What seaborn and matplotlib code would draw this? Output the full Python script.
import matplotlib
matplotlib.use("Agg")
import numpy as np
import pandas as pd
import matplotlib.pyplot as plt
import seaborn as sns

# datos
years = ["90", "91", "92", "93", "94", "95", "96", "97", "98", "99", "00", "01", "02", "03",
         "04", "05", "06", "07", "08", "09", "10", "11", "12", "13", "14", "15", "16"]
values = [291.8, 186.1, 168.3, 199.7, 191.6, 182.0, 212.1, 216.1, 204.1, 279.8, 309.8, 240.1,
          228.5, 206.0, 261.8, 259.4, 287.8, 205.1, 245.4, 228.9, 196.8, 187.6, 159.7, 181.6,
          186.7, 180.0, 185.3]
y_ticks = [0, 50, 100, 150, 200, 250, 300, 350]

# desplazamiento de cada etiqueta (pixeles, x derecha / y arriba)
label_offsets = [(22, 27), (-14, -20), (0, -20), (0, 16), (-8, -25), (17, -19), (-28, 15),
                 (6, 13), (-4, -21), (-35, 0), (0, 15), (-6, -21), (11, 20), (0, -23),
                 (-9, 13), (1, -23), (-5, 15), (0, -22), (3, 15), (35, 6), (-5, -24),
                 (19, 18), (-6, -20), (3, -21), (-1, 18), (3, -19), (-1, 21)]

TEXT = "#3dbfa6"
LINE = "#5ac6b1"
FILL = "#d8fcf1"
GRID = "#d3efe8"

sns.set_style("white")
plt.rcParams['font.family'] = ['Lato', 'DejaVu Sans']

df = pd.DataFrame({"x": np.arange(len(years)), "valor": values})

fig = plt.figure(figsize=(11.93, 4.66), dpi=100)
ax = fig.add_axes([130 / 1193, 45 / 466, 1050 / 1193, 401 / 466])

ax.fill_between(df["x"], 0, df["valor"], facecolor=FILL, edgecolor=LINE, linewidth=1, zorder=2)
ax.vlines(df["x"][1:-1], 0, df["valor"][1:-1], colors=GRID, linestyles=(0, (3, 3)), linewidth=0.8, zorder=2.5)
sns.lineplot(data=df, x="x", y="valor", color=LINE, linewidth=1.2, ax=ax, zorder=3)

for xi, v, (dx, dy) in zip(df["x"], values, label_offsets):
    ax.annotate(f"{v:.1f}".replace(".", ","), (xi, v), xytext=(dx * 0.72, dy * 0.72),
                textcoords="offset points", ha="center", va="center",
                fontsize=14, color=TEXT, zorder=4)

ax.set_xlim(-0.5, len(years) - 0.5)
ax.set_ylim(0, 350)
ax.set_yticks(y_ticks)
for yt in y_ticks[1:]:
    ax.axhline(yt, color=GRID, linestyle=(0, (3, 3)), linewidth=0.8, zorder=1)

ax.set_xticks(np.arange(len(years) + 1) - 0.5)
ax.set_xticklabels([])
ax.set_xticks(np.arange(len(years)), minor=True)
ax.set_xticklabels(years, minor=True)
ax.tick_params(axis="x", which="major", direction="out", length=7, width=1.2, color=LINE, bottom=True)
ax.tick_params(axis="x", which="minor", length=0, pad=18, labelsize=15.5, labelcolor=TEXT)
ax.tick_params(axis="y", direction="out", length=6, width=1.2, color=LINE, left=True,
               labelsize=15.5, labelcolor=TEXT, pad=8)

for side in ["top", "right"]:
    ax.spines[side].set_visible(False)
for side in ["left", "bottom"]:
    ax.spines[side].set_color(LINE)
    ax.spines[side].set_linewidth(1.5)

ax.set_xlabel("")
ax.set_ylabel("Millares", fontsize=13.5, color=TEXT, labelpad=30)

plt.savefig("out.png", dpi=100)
---
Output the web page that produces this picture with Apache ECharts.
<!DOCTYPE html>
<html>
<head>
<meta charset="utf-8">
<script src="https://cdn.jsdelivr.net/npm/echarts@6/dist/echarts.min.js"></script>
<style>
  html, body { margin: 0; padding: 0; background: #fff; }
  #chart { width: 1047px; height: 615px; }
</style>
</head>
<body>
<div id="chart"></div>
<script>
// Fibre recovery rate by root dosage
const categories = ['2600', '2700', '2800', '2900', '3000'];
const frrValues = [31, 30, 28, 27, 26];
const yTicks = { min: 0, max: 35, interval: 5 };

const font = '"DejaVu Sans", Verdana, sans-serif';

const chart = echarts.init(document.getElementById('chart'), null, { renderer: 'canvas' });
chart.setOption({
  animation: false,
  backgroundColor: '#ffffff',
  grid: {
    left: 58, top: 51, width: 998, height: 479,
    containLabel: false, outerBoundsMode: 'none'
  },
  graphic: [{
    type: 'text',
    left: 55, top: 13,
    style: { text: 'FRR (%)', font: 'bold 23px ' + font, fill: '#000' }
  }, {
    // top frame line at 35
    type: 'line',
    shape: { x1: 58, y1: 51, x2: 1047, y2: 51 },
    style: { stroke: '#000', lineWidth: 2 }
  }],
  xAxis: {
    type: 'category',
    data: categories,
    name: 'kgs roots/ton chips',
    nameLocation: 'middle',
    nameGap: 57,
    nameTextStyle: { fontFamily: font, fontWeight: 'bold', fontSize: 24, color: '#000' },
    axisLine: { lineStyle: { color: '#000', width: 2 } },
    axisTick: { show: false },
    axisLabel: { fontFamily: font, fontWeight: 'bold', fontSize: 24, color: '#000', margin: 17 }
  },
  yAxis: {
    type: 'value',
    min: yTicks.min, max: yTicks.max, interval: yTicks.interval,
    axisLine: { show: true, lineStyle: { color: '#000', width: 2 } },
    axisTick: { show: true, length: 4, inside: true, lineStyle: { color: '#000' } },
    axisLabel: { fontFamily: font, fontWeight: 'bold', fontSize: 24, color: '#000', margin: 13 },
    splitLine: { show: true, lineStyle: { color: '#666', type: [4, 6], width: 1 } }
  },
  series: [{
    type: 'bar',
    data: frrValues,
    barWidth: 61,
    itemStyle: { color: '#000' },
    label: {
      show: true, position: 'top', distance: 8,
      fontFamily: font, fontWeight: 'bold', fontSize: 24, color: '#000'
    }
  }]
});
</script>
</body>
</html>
---
• **Task instructions**
Both the line with "What seaborn and" and the line with "import seaborn as sns" belong in the extract, along with every line between them; set down those lines exactly and only.

• **Answer**
What seaborn and matplotlib code would draw this? Output the full Python script.
import matplotlib
matplotlib.use("Agg")
import numpy as np
import pandas as pd
import matplotlib.pyplot as plt
import seaborn as sns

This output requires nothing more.